Walker argues the result, after addressing concerns raised by the state tax agency, could be major changes to the county’s efforts under the transportation penny. He also believes that there could be major parts of the penny spending that Revenue objects to, and a final arrangement on the legal case could cause the program to change.
“I don’t feel like anybody has a grasp on what’s real,” Walker says. “DOR has brought forward information that makes us pause.”
Rep. Kirkman Finlay, R-Columbia, has seen the Revenue Department’s report on the penny spending and said he is worried about the impact. He said the report classifies about $40 million of project spending by May 2018 as out of bounds for funds raised by the penny, meaning the county could have to tap other funds to cover for it.
Finlay said he wants to see what the plan is to handle this. “I don’t believe that the county can stand a $40 million to perhaps $50 million hit to its general fund,” Finlay said.
He said he is speaking out about the issues because he fears that the Legislature will be asked to help. “The General Assembly does not have $50 million budgeted to help Richland County with this,” Finlay said.
A Freedom of Information Act request filed to seek the Revenue Department’s report on county spending was refused, with a Revenue spokesperson saying that the report still is a draft document being worked on and not ready yet for release.
‘The County Made Some Mistakes’
As the development team exits the transportation penny arrangement with the county, Ott remains insistent that the consortium of private companies did the best job it could under the circumstances.
“From our perspective, and from, I believe, the county’s perspective, and from the other governmental bodies that we interact with through intergovernmental agreements, everyone has been extremely pleased with the services provided by the PDT,” Ott offers.
The businessman points to a number of PDT metrics through the last five years: It has delivered $250 million in construction contracts, paved nearly 60 dirt roads, and has 150 roads under construction as its contract comes to an end; it has completed 30 sidewalks, wrapped up the first phase of a widening of Bluff Road near Williams-Brice Stadium, and finished or was in the midst of scores of other transportation-related projects.
Ott says more could have been done, but the near-constant jousting between the county and the Department of Revenue, leading up to the state Supreme Court decision and beyond, bogged down the process.

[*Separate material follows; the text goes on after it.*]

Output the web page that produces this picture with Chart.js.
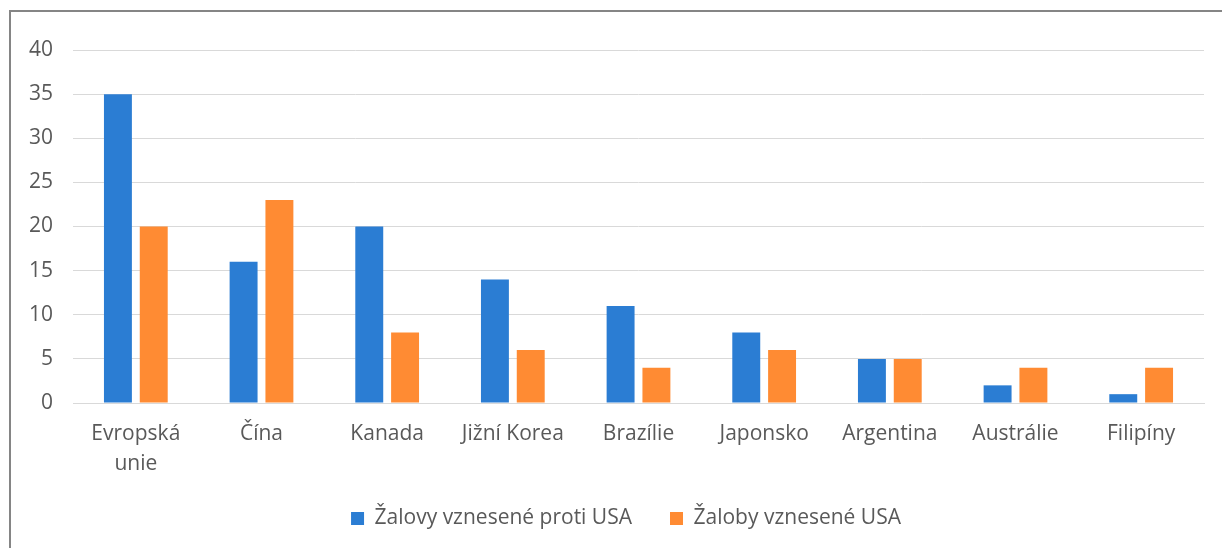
<!DOCTYPE html>
<html><head><meta charset="utf-8">
<script src="https://cdn.jsdelivr.net/npm/chart.js@4"></script>
<style>
html,body{margin:0;padding:0;background:#fff;width:1222px;height:548px;overflow:hidden}
#wrap{position:absolute;left:0;top:0;width:1222px;height:548px}
#frame{position:absolute;left:9px;top:10px;width:1300px;height:600px;border-left:2px solid #858585;border-top:2px solid #858585;box-sizing:border-box;pointer-events:none}
</style></head>
<body>
<div id="wrap"><canvas id="c" width="1222" height="548"></canvas></div>
<div id="frame"></div>
<script>
const categories = [['Evropská','unie'],'Čína','Kanada','Jižní Korea','Brazílie','Japonsko','Argentina','Austrálie','Filipíny'];
const seriesNames = ['Žalovy vznesené proti USA','Žaloby vznesené USA'];
const againstUSA = [35,16,20,14,11,8,5,2,1];
const byUSA = [20,23,8,6,4,6,5,4,4];
const yTicks = [0,5,10,15,20,25,30,35,40];

const FONT = "'Open Sans', 'Noto Sans', sans-serif";

const adjust = {
  id: 'adjust',
  afterLayout(chart) {
    const x = chart.scales.x;
    x.bottom = x.top + 90;
    x.height = 90;
    const lg = chart.legend;
    lg.top += 3; lg.bottom += 3;
    lg.left += 19; lg.right += 19;
  }
};

new Chart(document.getElementById('c'), {
  type: 'bar',
  data: {
    labels: categories,
    datasets: [
      {label: seriesNames[0], data: againstUSA, backgroundColor: '#2b7dd3', barPercentage: 0.78, categoryPercentage: 0.57},
      {label: seriesNames[1], data: byUSA, backgroundColor: '#ff8b33', barPercentage: 0.78, categoryPercentage: 0.57}
    ]
  },
  plugins: [adjust],
  options: {
    responsive: false,
    animation: false,
    layout: {padding: {left: 10, right: 18, top: 50, bottom: 12}},
    plugins: {
      tooltip: {enabled: false},
      legend: {
        position: 'bottom',
        labels: {
          boxWidth: 13, boxHeight: 13, padding: 38,
          color: '#595959',
          font: {family: FONT, size: 21}
        }
      }
    },
    scales: {
      x: {
        grid: {display: false, drawTicks: false},
        border: {display: true, color: '#d9d9d9', width: 1},
        ticks: {color: '#595959', font: {family: FONT, size: 21, lineHeight: 1.43}, padding: 16, maxRotation: 0, autoSkip: false},
        afterFit: s => { s.height = 64; }
      },
      y: {
        min: 0, max: 40,
        afterBuildTicks: s => { s.ticks = yTicks.map(v => ({value: v})); },
        grid: {color: '#d9d9d9', drawTicks: false},
        border: {display: false},
        ticks: {color: '#595959', font: {family: FONT, size: 21}, padding: 20},
        afterFit: s => { s.width = 63; }
      }
    }
  }
});
</script>
</body></html>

“The county made some mistakes, there is no doubt about that,” Ott says. “But they didn’t make them, I don’t think, in bad faith. I think they made them with good faith efforts to comply. But they were working without the benefit of the rules [on what penny funds could be used for]. I don’t think Richland County did anything much different than what any other county had done with the expenditure of [transportation penny] funds.”